The numbers at stake can be surprisingly big. The present value of foregone benefits from taking a pension as a lump sum or claiming Social Security suboptimally can be greater than $100,000. If an advisor put you in a product that instantly lost you $100,000 for no reason other than incompetence, you'd fire him and take him into arbitration. But because we are homo sapiens, not homo economicus, we care less about foregone opportunities than losses caused by direct action—bringing us to our next advisor screwup.
3. Keep cash in money-market accounts and ultra-short-term bond funds.
Warren Buffett, that rational calculator, is unusual in that he treats sins of omission just as seriously as sins of commission. Most of us are not calculators: opportunity cost is simply not as real as losing money to an active decision. This may explain why so many advisors and investors keep their cash in money-market funds and ultra-short-term bond funds when there are FDIC-insured bank products that offer comparable or higher yields for lower risk. By the lights of homo economicus, this is just as bad as lighting up dollar bills.

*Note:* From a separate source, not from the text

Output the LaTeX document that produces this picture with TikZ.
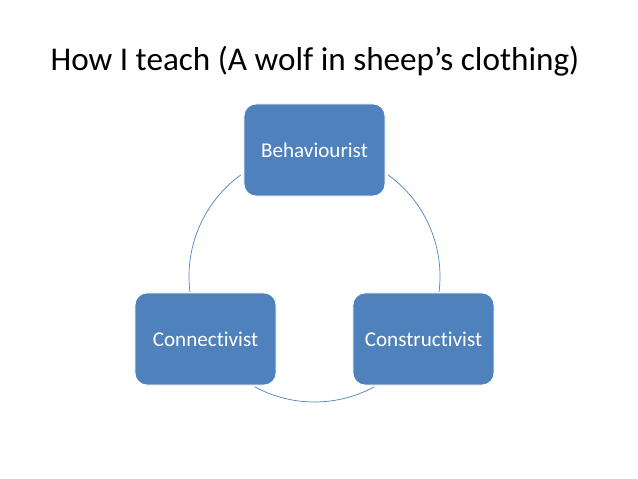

Consider a retiree who has $1,000,000 in short-duration bond funds. In today’s low-yield environment, he’s earning a yield of around 1%. He would be better off putting his money in an FDIC-insured bank 5-year bank CDs from Synchrony or Barclays, which can yield 2.2% or more. Because the bank CDs are puttable at par, minus a 180-day interest penalty, their effective duration is low. The advisor, for his services, has incurred an opportunity cost of 1% a year on that money in addition to his customary 1% fee. The advisor is destroying $20,000 a year.
There is also self-interest at work. Many advisors would rather stick a client’s cash in a sub-par, low-yielding opportunity they can collect a fee upon than in a superior one they can’t. Hence the proliferation of ultra-short-term bond funds like iShares Short Maturity Bond NEAR and PIMCO Enhanced Short Maturity Active MINT and now Vanguard Ultra-Short-Term Bond VUBFX.
Of course, just because an advisor uses short-duration funds doesn't mean he’s a fool or a crook. Cash-like funds are OK places to park money for a short while. Sometimes it is more practical to keep cash in an investment account rather than shuttling it in and out of bank accounts.